■ Exercise task ■
Skip all pictures. Write out the data below from its first line through the line that contains "fig = go.Figure()".
* Begin *
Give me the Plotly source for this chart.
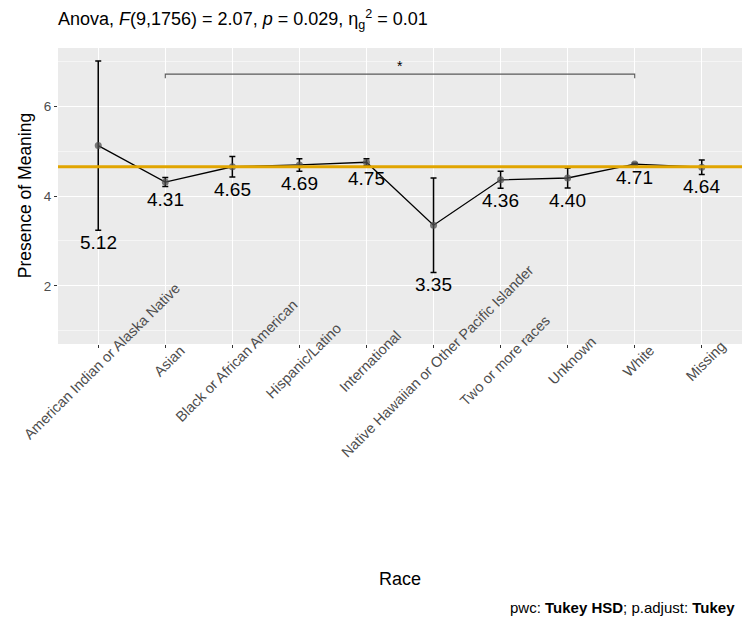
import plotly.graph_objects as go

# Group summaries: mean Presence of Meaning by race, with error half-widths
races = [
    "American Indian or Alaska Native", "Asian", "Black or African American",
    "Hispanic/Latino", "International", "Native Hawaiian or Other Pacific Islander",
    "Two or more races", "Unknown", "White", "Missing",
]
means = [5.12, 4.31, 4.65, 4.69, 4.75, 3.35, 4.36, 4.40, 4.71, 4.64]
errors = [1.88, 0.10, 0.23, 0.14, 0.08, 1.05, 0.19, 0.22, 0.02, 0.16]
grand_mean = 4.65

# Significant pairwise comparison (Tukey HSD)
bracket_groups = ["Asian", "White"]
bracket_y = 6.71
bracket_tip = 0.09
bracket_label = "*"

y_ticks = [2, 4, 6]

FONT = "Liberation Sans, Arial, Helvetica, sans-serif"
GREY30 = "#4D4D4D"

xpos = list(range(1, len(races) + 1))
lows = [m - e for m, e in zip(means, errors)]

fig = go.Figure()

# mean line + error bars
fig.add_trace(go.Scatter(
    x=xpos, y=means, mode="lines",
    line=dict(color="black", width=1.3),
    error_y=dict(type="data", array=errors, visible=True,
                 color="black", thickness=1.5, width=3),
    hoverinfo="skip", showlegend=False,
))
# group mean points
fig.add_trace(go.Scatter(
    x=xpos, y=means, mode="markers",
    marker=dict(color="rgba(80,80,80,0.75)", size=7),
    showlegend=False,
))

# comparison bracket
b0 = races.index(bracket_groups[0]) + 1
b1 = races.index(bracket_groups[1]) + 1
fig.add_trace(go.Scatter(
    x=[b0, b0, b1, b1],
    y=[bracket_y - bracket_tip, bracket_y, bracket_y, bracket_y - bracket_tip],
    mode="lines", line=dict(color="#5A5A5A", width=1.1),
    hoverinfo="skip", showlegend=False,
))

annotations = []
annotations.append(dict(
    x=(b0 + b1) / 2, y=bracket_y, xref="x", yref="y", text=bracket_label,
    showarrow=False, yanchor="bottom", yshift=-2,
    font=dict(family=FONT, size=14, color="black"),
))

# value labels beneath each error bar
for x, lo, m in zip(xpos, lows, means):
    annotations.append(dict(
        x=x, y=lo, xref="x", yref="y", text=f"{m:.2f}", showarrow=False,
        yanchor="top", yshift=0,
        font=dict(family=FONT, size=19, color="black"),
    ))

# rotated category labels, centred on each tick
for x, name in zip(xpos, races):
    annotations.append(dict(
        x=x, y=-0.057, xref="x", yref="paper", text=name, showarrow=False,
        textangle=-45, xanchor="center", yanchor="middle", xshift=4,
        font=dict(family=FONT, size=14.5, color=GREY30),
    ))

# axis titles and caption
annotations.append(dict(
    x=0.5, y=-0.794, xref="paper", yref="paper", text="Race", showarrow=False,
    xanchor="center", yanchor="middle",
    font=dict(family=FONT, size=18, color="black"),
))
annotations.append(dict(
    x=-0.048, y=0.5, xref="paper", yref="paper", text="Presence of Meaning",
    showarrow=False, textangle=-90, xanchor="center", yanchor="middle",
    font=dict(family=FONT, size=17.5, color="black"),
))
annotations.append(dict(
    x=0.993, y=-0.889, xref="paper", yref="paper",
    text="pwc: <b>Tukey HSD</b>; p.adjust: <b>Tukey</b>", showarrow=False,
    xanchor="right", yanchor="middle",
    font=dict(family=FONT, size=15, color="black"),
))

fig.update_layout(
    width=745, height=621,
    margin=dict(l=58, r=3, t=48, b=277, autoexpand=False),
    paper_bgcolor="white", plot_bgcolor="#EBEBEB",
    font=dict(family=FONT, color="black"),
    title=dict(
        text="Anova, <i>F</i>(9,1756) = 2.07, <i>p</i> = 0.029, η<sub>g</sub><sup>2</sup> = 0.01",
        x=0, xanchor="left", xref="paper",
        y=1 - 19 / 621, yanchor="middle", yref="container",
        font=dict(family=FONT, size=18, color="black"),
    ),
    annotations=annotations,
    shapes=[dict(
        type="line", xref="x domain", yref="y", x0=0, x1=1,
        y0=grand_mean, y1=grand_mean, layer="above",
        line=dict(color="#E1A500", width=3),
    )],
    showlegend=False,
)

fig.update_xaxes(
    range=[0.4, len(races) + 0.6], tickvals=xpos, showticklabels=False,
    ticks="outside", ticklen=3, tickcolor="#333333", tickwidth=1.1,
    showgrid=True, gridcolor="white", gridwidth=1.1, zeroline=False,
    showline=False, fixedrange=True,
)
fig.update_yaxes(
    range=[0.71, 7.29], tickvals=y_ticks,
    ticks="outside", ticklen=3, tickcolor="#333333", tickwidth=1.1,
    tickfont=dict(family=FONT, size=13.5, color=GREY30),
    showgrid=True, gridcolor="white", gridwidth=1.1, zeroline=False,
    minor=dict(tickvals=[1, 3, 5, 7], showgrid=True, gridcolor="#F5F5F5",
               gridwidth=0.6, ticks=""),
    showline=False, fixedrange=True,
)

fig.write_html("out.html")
* End *
■ Reply to the task ■
Give me the Plotly source for this chart.
import plotly.graph_objects as go

# Group summaries: mean Presence of Meaning by race, with error half-widths
races = [
    "American Indian or Alaska Native", "Asian", "Black or African American",
    "Hispanic/Latino", "International", "Native Hawaiian or Other Pacific Islander",
    "Two or more races", "Unknown", "White", "Missing",
]
means = [5.12, 4.31, 4.65, 4.69, 4.75, 3.35, 4.36, 4.40, 4.71, 4.64]
errors = [1.88, 0.10, 0.23, 0.14, 0.08, 1.05, 0.19, 0.22, 0.02, 0.16]
grand_mean = 4.65

# Significant pairwise comparison (Tukey HSD)
bracket_groups = ["Asian", "White"]
bracket_y = 6.71
bracket_tip = 0.09
bracket_label = "*"

y_ticks = [2, 4, 6]

FONT = "Liberation Sans, Arial, Helvetica, sans-serif"
GREY30 = "#4D4D4D"

xpos = list(range(1, len(races) + 1))
lows = [m - e for m, e in zip(means, errors)]

fig = go.Figure()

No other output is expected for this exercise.